--- DATASET RECORDS ---

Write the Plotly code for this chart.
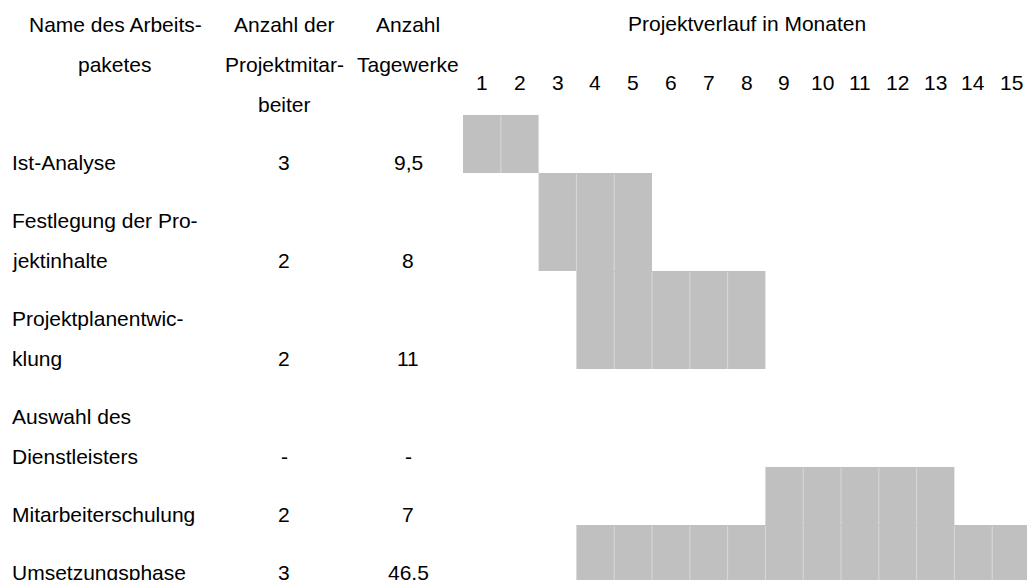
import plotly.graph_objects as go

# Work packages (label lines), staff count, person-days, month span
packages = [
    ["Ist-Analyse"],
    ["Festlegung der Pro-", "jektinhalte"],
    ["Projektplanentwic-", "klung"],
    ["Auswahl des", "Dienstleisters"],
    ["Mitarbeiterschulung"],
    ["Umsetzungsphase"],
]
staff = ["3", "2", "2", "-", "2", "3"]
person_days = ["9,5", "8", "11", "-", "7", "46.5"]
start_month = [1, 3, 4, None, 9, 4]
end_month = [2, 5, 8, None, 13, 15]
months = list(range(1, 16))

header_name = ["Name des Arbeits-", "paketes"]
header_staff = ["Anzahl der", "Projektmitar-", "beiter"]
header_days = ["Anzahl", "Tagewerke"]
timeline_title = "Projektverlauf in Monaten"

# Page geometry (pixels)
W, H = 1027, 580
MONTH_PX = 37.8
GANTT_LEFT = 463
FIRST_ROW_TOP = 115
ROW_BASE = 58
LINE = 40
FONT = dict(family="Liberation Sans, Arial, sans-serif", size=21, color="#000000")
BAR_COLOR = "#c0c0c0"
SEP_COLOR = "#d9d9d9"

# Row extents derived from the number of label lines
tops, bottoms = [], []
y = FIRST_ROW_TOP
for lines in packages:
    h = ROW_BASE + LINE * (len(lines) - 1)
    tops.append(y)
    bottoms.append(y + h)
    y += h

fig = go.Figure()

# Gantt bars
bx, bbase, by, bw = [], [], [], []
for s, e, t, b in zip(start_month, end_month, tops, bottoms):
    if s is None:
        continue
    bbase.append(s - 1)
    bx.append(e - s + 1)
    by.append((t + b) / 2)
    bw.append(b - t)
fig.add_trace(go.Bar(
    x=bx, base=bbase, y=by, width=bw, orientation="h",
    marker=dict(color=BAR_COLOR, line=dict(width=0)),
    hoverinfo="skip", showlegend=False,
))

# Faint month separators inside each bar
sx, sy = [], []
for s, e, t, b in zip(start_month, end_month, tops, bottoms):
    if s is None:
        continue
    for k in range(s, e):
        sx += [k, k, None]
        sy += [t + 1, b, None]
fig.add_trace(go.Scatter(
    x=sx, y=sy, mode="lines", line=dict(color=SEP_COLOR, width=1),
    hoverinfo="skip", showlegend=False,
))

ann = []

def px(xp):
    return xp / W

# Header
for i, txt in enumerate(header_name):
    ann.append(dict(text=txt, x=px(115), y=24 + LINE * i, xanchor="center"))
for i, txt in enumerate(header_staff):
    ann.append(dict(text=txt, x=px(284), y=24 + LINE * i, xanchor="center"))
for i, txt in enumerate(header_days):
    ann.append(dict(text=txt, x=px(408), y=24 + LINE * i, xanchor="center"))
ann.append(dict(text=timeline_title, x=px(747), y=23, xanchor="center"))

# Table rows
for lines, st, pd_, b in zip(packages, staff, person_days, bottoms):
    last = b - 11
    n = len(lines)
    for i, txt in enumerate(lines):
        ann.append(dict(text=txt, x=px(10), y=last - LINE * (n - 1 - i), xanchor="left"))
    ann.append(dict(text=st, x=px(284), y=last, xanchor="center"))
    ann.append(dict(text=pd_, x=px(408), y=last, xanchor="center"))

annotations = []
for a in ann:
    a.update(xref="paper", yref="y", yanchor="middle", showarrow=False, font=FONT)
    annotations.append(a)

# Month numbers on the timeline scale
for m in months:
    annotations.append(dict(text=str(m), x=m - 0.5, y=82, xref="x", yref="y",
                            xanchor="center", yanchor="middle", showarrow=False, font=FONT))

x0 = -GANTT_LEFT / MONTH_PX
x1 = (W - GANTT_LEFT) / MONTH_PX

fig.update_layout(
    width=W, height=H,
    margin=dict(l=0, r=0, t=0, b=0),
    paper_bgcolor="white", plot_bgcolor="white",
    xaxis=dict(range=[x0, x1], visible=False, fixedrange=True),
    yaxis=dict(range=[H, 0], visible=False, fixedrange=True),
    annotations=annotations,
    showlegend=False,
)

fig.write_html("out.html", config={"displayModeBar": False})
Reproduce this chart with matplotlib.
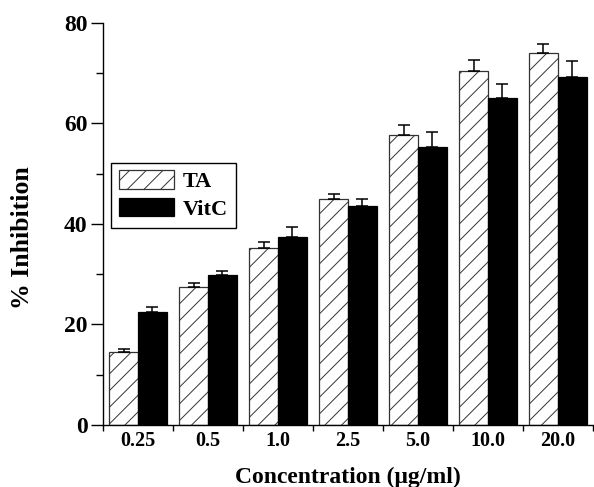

---

- _WORK TO COMPLETE_: Without the pictures, please reproduce each line of the listing above exactly, from the first one through the line bearing "import plotly.graph_objects as go".

- _RESULT FOR THIS EXERCISE_:
Write the Plotly code for this chart.
import plotly.graph_objects as go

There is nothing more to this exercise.